2b) What is considered the "best school" in terms of prestige

3) What are you interested in and is a school known particularly for the things you are interested in?

I ultimately chose a top 10 school over one that is consistently considered top 4--I would do it again in a heartbeat because it made sense for me. I know people who went to Harvard and Stanford that got the same job I got right out of school and also the same second job, so pretty sure it worked out for me. You only do college and experience being young once, don't base this decision on a job you may not actually even want once you actually work it. Only you can decide this, but the above should be considered, not IB/PE. It starts early, but you have a lot of growing up to do before you are midway through your sophomore year of college and worrying about jobs and internships should wait until then.

 

First off, I would anonymize yourself. I was able to figure out who you are and where you live in 1 minute. Secondly I would go to Wharton/Yale/Harvard if you can. $100k is worth the investment if you pursue finance 1000000%

 

Go where you think you’ll be happiest during your short four years of college. Hate to replicate much of what’s been said above, but it’s genuinely solid advice. All of the schools you mentioned will set you up well for IB recruiting, assuming you still want to do that in a few years’ time— many of my friends ditched finance plans to go into tech/consulting/startups/etc. instead.

If you have the time during your senior fall, I would advise you to take as many official visits as possible. It’s a free, fun way to get to see the campus, meet the team and learn what current upperclassmen will be doing with their lives following graduation (seeing as that seems important to you), and—most importantly— to get a sense of how happy you’d be at the school. Having attended an Ivy as an athlete, I always wondered what it would have been like to get the additional perks at a school like Duke...

 

I strongly disagree with the above. Uni reputation should prime (ie if you had Stanford and chose to go to Wisconsin instead Because they might have a better football team, unless you’re planning on becoming a pro NFL player, you would literally embody stupidity). However, if you hesitate between 2 schools in the same “tier” then definitely location and soft factors should move the balance one way or another. 

 

If it's Harvard/Yale/Princeton/Stanford/Penn, absolutely go there over non-ivy for athletics. If it's Georgetown w/ scholarship vs. Brown w/o scholarship, that's just a personal point. I say this as someone at one of the schools above who lives with 5 athletes (I'm the narp) and all of us are going into finance, their connections made it so easy for them

 

Choose the most prestigious school. They have their prestige for a reason. Unless you plan on going pro, athletics shouldnt matter too much. I strongly disagree with an earlier poster who said asking this question is weird, sad, irrational, etc, because yes college is only 4 years, but it can make an impact on the rest of your life. Some of us weren't privileged enough to just pick a school and path without carefully considering how it will set us up in the future. 

 

Some of us weren't privileged enough to just pick a school and path without carefully considering how it will set us up in the future. 

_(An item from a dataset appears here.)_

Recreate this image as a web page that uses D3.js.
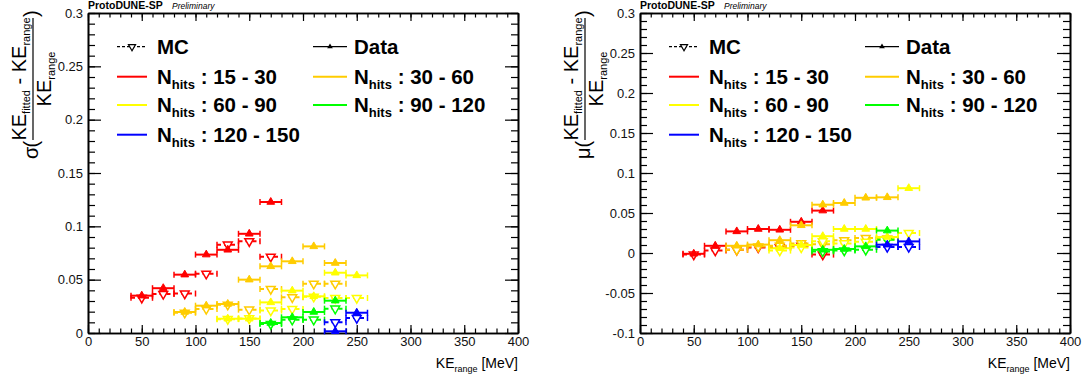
<!DOCTYPE html>
<html>
<head>
<meta charset="utf-8">
<script src="https://cdn.jsdelivr.net/npm/d3@7"></script>
<style>
body { margin: 0; background: #fff; }
svg { font-family: "Liberation Sans", Arial, sans-serif; }
</style>
</head>
<body>
<svg id="chart" width="1085" height="381"></svg>
<script>
// bin centres (MeV), each bin is 20 MeV wide
const keRed = [50, 70, 90, 110, 130, 150, 170];
const keOrange = [90, 110, 130, 150, 170, 190, 210, 230];
const keYellow = [130, 150, 170, 190, 210, 230, 250];
const keGreen = [170, 190, 210, 230];
const keBlue = [230, 250];

// resolution (sigma)
const sigmaDataRed = [0.035, 0.042, 0.0547, 0.0735, 0.078, 0.093, 0.1228];
const sigmaMcRed = [0.033, 0.0366, 0.037, 0.0556, 0.0828, 0.086, 0.0715];
const sigmaDataOrange = [0.0197, 0.0256, 0.0272, 0.050, 0.0625, 0.0672, 0.0812, 0.0656];
const sigmaMcOrange = [0.019, 0.0225, 0.0265, 0.0219, 0.0412, 0.0334, 0.0462, 0.0462];
const sigmaDataYellow = [0.0134, 0.0134, 0.0287, 0.0397, 0.0344, 0.0565, 0.054];
const sigmaMcYellow = [0.013, 0.0137, 0.021, 0.0225, 0.034, 0.0328, 0.0328];
const sigmaDataGreen = [0.0094, 0.0147, 0.0197, 0.0303];
const sigmaMcGreen = [0.0084, 0.0125, 0.0125, 0.0228];
const sigmaDataBlue = [0.0016, 0.019];
const sigmaMcBlue = [0.010, 0.014];

// bias (mu)
const muDataRed = [-0.001, 0.009, 0.027, 0.030, 0.029, 0.039, 0.053];
const muMcRed = [-0.002, 0.003, 0.004, 0.007, 0.007, 0.009, -0.002];
const muDataOrange = [0.009, 0.0105, 0.016, 0.0346, 0.0604, 0.0625, 0.069, 0.0696];
const muMcOrange = [0.004, 0.008, 0.009, 0.012, 0.011, 0.016, 0.0187, 0.018];
const muDataYellow = [0.006, 0.010, 0.021, 0.030, 0.030, 0.020, 0.081];
const muMcYellow = [0.003, 0.007, 0.0146, 0.012, 0.014, 0.017, 0.025];
const muDataGreen = [0.004, 0.005, 0.0083, 0.028];
const muMcGreen = [0.002, 0.003, 0.004, 0.0166];
const muDataBlue = [0.0104, 0.0145];
const muMcBlue = [0.0075, 0.0075];

const nhitsLabels = ["15 - 30", "30 - 60", "60 - 90", "90 - 120", "120 - 150"];
const xTickLabels = [0, 50, 100, 150, 200, 250, 300, 350, 400];
const sigmaTickLabels = [0, 0.05, 0.1, 0.15, 0.2, 0.25, 0.3];
const muTickLabels = [-0.1, -0.05, 0, 0.05, 0.1, 0.15, 0.2, 0.25, 0.3];

const colors = ["#ff0000", "#ffcc00", "#ffff00", "#00ff00", "#0000ff"];
const binHalf = 10;

const groupsSigma = [
    {ke: keRed, data: sigmaDataRed, mc: sigmaMcRed},
    {ke: keOrange, data: sigmaDataOrange, mc: sigmaMcOrange},
    {ke: keYellow, data: sigmaDataYellow, mc: sigmaMcYellow},
    {ke: keGreen, data: sigmaDataGreen, mc: sigmaMcGreen},
    {ke: keBlue, data: sigmaDataBlue, mc: sigmaMcBlue}
];
const groupsMu = [
    {ke: keRed, data: muDataRed, mc: muMcRed},
    {ke: keOrange, data: muDataOrange, mc: muMcOrange},
    {ke: keYellow, data: muDataYellow, mc: muMcYellow},
    {ke: keGreen, data: muDataGreen, mc: muMcGreen},
    {ke: keBlue, data: muDataBlue, mc: muMcBlue}
];

const svg = d3.select("#chart");
const triUp = d3.symbol().type(d3.symbolTriangle).size(26);
const triDown = d3.symbol().type(d3.symbolTriangle).size(34);

drawPanel(0, [0, 0.3], sigmaTickLabels, groupsSigma, "\u03c3");
drawPanel(552, [-0.1, 0.3], muTickLabels, groupsMu, "\u03bc");

function drawPanel(ox, yDomain, yTicks, groups, symbol) {
    let x = d3.scaleLinear().domain([0, 400]).range([88 + ox, 518 + ox]);
    let y = d3.scaleLinear().domain(yDomain).range([333, 13]);
    let g = svg.append("g");

    drawAxes(g, x, y, yTicks);

    // MC first, data on top
    groups.forEach((grp, i) => drawSeries(g, x, y, grp.ke, grp.mc, colors[i], true));
    groups.forEach((grp, i) => drawSeries(g, x, y, grp.ke, grp.data, colors[i], false));

    drawLegend(g, ox);
    drawYTitle(ox, symbol);

    g.append("text")
        .attr("x", 88 + ox).attr("y", 9)
        .style("font-size", "10.5px").style("font-weight", "bold")
        .text("ProtoDUNE-SP");
    g.append("text")
        .attr("x", 172 + ox).attr("y", 9)
        .style("font-size", "8.5px").style("font-style", "italic")
        .text("Preliminary");

    let xt = g.append("text")
        .attr("x", 518 + ox).attr("y", 368)
        .attr("text-anchor", "end")
        .style("font-size", "14px");
    xt.append("tspan").text("KE");
    xt.append("tspan").attr("dy", 4).style("font-size", "9px").text("range");
    xt.append("tspan").attr("dy", -4).text(" [MeV]");
}

function drawAxes(g, x, y, yTicks) {
    let x0 = x.range()[0], x1 = x.range()[1];
    let y0 = y.range()[0], y1 = y.range()[1];
    let xMinor = d3.range(0, 401, 10);
    let yMinor = d3.range(Math.round(y.domain()[0] * 100), Math.round(y.domain()[1] * 100) + 1).map(d => d / 100);
    let fmt = d => String(+d.toFixed(2));

    let axes = [
        g.append("g").attr("transform", `translate(0,${y0})`)
            .call(d3.axisBottom(x).tickValues(xTickLabels).tickSize(-8).tickSizeOuter(0).tickPadding(4).tickFormat(d3.format("d"))),
        g.append("g").attr("transform", `translate(0,${y0})`)
            .call(d3.axisBottom(x).tickValues(xMinor).tickSize(-4.5).tickSizeOuter(0).tickFormat("")),
        g.append("g").attr("transform", `translate(0,${y1})`)
            .call(d3.axisTop(x).tickValues(xTickLabels).tickSize(-8).tickSizeOuter(0).tickFormat("")),
        g.append("g").attr("transform", `translate(0,${y1})`)
            .call(d3.axisTop(x).tickValues(xMinor).tickSize(-4.5).tickSizeOuter(0).tickFormat("")),
        g.append("g").attr("transform", `translate(${x0},0)`)
            .call(d3.axisLeft(y).tickValues(yTicks).tickSize(-13).tickSizeOuter(0).tickPadding(5).tickFormat(fmt)),
        g.append("g").attr("transform", `translate(${x0},0)`)
            .call(d3.axisLeft(y).tickValues(yMinor).tickSize(-7).tickSizeOuter(0).tickFormat("")),
        g.append("g").attr("transform", `translate(${x1},0)`)
            .call(d3.axisRight(y).tickValues(yTicks).tickSize(-13).tickSizeOuter(0).tickFormat("")),
        g.append("g").attr("transform", `translate(${x1},0)`)
            .call(d3.axisRight(y).tickValues(yMinor).tickSize(-7).tickSizeOuter(0).tickFormat(""))
    ];
    axes.forEach(a => {
        a.select(".domain").attr("stroke", "#000").attr("stroke-width", 1.6);
        a.selectAll(".tick line").attr("stroke", "#000").attr("stroke-width", 1.2);
        a.selectAll(".tick text").attr("fill", "#111").style("font-size", "13px")
            .style("font-family", "'Liberation Sans', Arial, sans-serif");
    });
}

function drawSeries(g, x, y, ke, vals, color, isMc) {
    let pts = ke.map((k, i) => ({k: k, v: vals[i]}));
    let s = g.append("g")
        .attr("stroke", color)
        .attr("stroke-width", 2)
        .attr("fill", "none");

    s.selectAll("line.bar")
        .data(pts)
        .enter()
        .append("line")
        .attr("class", "bar")
        .attr("x1", d => x(d.k - binHalf))
        .attr("x2", d => x(d.k + binHalf))
        .attr("y1", d => y(d.v))
        .attr("y2", d => y(d.v))
        .attr("stroke-dasharray", isMc ? "4,3" : null);

    // little end caps of the error bars
    [-binHalf, binHalf].forEach(off => {
        s.selectAll(null)
            .data(pts)
            .enter()
            .append("line")
            .attr("x1", d => x(d.k + off))
            .attr("x2", d => x(d.k + off))
            .attr("y1", d => y(d.v) - 3)
            .attr("y2", d => y(d.v) + 3)
            .attr("stroke-width", 1.5);
    });

    s.selectAll("path.mark")
        .data(pts)
        .enter()
        .append("path")
        .attr("class", "mark")
        .attr("d", isMc ? triDown : triUp)
        .attr("transform", d => `translate(${x(d.k)},${y(d.v)})` + (isMc ? " rotate(180)" : ""))
        .attr("fill", isMc ? "#fff" : color)
        .attr("stroke-width", isMc ? 1.5 : 1);
}

function drawLegend(g, ox) {
    let leg = g.append("g").attr("transform", `translate(${ox},0)`);
    let rowY = [46.7, 76.7, 105, 134.7];
    let cols = [{lx: 117, tx: 157}, {lx: 313, tx: 354}];

    let entries = [
        {col: 0, row: 0, kind: "mc"},
        {col: 1, row: 0, kind: "data"}
    ];
    nhitsLabels.forEach((lab, i) => entries.push({col: i % 2, row: 1 + Math.floor(i / 2), kind: "n", i: i}));

    entries.forEach(e => {
        let c = cols[e.col];
        let cy = rowY[e.row];
        let lw = e.col === 0 ? 30 : 34;
        let color = e.kind === "n" ? colors[e.i] : "#000";
        leg.append("line")
            .attr("x1", c.lx).attr("x2", c.lx + lw)
            .attr("y1", cy).attr("y2", cy)
            .attr("stroke", color)
            .attr("stroke-width", e.kind === "n" ? 2 : 1.3)
            .attr("stroke-dasharray", e.kind === "mc" ? "3,2" : null);
        if (e.kind === "mc") {
            leg.append("path")
                .attr("d", d3.symbol().type(d3.symbolTriangle).size(22))
                .attr("transform", `translate(${c.lx + lw / 2},${cy}) rotate(180)`)
                .attr("fill", "#fff").attr("stroke", "#000").attr("stroke-width", 1.2);
        } else if (e.kind === "data") {
            leg.append("path")
                .attr("d", d3.symbol().type(d3.symbolTriangle).size(14))
                .attr("transform", `translate(${c.lx + lw / 2},${cy})`)
                .attr("fill", "#000");
        }
        let t = leg.append("text")
            .attr("x", c.tx).attr("y", cy + 7)
            .style("font-size", "20.5px").style("font-weight", "bold");
        if (e.kind === "mc") t.text("MC");
        else if (e.kind === "data") t.text("Data");
        else {
            t.append("tspan").text("N");
            t.append("tspan").attr("dy", 5).style("font-size", "13px").text("hits");
            t.append("tspan").attr("dy", -5).text(" : " + nhitsLabels[e.i]);
        }
    });
}

function drawYTitle(ox, symbol) {
    let t = svg.append("g").attr("transform", `translate(${ox},0) rotate(-90)`);
    let base = 38;
    t.append("text").attr("x", -159).attr("y", base)
        .style("font-size", "20px").text(symbol);
    t.append("text").attr("x", -147.5).attr("y", base)
        .style("font-size", "20px").text("(");
    t.append("text").attr("x", -17).attr("y", base)
        .style("font-size", "20px").text(")");

    t.append("line")
        .attr("x1", -140).attr("x2", -18)
        .attr("y1", 33).attr("y2", 33)
        .attr("stroke", "#000").attr("stroke-width", 1.2);

    let num = t.append("text").attr("x", -79).attr("y", 26)
        .attr("text-anchor", "middle").style("font-size", "20px");
    num.append("tspan").text("KE");
    num.append("tspan").attr("dy", 4).style("font-size", "11px").text("fitted");
    num.append("tspan").attr("dy", -4).text(" - KE");
    num.append("tspan").attr("dy", 4).style("font-size", "11px").text("range");

    let den = t.append("text").attr("x", -79).attr("y", 51)
        .attr("text-anchor", "middle").style("font-size", "20px");
    den.append("tspan").text("KE");
    den.append("tspan").attr("dy", 4).style("font-size", "11px").text("range");
}
</script>
</body>
</html>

Dude, some of us weren't privileged enough to just choose a school based on prestige. If the kid needs the scholarship saying he should go to Columbia over Northwestern full ride is moronic. Poster above said a top 20 school--you really going to say a kid with a 3.7+, 34+ ACT, who comes across as normal and understands how to network properly is really going to struggle to get an IB job coming from UCLA, while it's given on a silver platter to a Harvard kid? No chance. Who you are as a person will be much more defining than the school you attend. 

 

I mean I'm not sure of the OPs financial situation. If he's rich enough to not receive any financial aid I'd say he's pretty privileged, but yea I would definitely consider going to a slightly shittier school that is almost free at that point. Personally, I chose based on prestige because the top private schools were much more generous with financial aid (fully cover tuition and room/board) than public schools or lower tier private schools, so it was a no-brainer for me. I guess just depends how much the Ivy will cost him, but from my experience it made landing a top offer much easier and it continues to help me in networking/recruiting

 

go to any ivy you can get in end of story

a lot of doors open because of that and you can decide what you really want to do then

take on the debt if you get a spot at HYP

 

yeah don't listen to some of these bizarre responses yelling at your for asking this.

use the sport to get into the best possible school imaginable.  you've gotta like the place you're going and be comfortable financially, but paying $100k to go to Yale over Duke is extremely worth it imo.  i wouldn't weight the sports rep too much unless you are Zion Williamson - just use the sport to get in to one of these schools and it'll work itself out career wise.

i also totally disagree about the sports thing not mattering later.  there are tons of people that get looks for finance jobs because they connected with alums of their sports teams and/or alums of schools you'll compete against. it's an instant connection and shared experience with someone because you will have committed so much of your life to the same thing

 

From a current athlete at one of the non-ivy schools you listed above who is going into IB next year, I'd honestly choose whatever school you are going to be happiest at. Any of the schools you mentioned will give you the potential to place into a top-tier bank or any other finance role for that matter as long as you put in the effort. You don't have to go to Harvard to get a solid job and have a good career. Additionally, being a student-athlete will give you a leg up in interviews because you can say you are basically doing the same thing as every other guy (getting good grades, learning technicals, being in clubs, etc.) except you have twenty less hours a week to do it. You'll be able to get interviews with all the top banks no matter which one you pick, so pick a school that you'll actually enjoy going to, with emphasis on liking the team you are going to join as they'll basically be your family for the next four years. I chose a non-ivy over an ivy league school when I was recruiting and couldn't have been happier about my decision. I also had no problem getting offers from solid banks, although it is more of a grind since it's hard to network when you're at competitions every weekend. You only have four years of college, so go somewhere that you will enjoy and be happy about for the rest of your life.